** Begin MATERIALS PROVIDED **

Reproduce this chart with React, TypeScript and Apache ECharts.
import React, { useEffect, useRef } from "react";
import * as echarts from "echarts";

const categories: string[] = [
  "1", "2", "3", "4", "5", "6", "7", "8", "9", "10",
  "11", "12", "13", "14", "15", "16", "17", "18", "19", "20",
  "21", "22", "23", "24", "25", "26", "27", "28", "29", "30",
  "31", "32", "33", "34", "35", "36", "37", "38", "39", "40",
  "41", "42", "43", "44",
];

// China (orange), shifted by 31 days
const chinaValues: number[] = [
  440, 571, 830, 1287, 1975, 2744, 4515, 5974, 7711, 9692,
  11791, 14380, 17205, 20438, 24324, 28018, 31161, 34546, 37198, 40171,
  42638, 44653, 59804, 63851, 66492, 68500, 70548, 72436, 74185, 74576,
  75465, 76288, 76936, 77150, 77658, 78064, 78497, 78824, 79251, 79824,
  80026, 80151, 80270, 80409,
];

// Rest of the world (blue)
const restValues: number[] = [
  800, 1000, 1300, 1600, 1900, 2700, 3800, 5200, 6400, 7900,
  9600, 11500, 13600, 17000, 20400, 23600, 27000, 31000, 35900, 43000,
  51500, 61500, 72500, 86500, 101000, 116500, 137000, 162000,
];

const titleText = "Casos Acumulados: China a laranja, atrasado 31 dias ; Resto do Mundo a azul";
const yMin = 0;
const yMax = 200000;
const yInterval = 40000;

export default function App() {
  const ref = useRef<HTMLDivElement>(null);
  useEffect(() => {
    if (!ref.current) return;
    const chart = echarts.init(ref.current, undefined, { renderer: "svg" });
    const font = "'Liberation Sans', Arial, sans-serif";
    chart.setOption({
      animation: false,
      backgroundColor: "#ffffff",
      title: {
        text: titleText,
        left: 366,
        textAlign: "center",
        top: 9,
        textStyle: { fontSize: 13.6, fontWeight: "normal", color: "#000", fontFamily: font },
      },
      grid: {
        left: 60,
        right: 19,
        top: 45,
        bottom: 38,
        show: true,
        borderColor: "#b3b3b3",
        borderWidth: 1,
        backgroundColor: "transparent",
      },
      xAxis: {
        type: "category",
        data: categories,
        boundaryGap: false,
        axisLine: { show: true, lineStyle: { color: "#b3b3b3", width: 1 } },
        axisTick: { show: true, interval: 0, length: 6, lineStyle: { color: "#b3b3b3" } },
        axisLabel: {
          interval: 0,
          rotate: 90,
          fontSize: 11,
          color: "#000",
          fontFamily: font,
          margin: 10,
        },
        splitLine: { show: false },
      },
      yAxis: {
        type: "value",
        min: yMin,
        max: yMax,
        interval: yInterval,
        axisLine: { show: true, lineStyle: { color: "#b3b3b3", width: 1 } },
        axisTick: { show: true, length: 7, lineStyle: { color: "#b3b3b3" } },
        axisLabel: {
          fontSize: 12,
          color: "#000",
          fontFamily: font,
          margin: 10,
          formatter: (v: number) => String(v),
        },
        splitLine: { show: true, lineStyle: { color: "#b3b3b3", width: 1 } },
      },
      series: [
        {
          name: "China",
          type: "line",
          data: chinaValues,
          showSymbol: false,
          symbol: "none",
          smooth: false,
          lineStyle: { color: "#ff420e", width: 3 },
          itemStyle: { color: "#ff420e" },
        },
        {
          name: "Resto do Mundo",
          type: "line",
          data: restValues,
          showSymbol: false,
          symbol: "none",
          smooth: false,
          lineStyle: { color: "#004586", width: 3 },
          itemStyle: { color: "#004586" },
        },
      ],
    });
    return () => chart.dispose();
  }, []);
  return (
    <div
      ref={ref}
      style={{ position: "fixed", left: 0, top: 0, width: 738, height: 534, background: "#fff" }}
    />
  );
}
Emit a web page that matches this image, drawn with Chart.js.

** End MATERIALS PROVIDED **

Count each line where the string "this" occurs, and write only the number.

2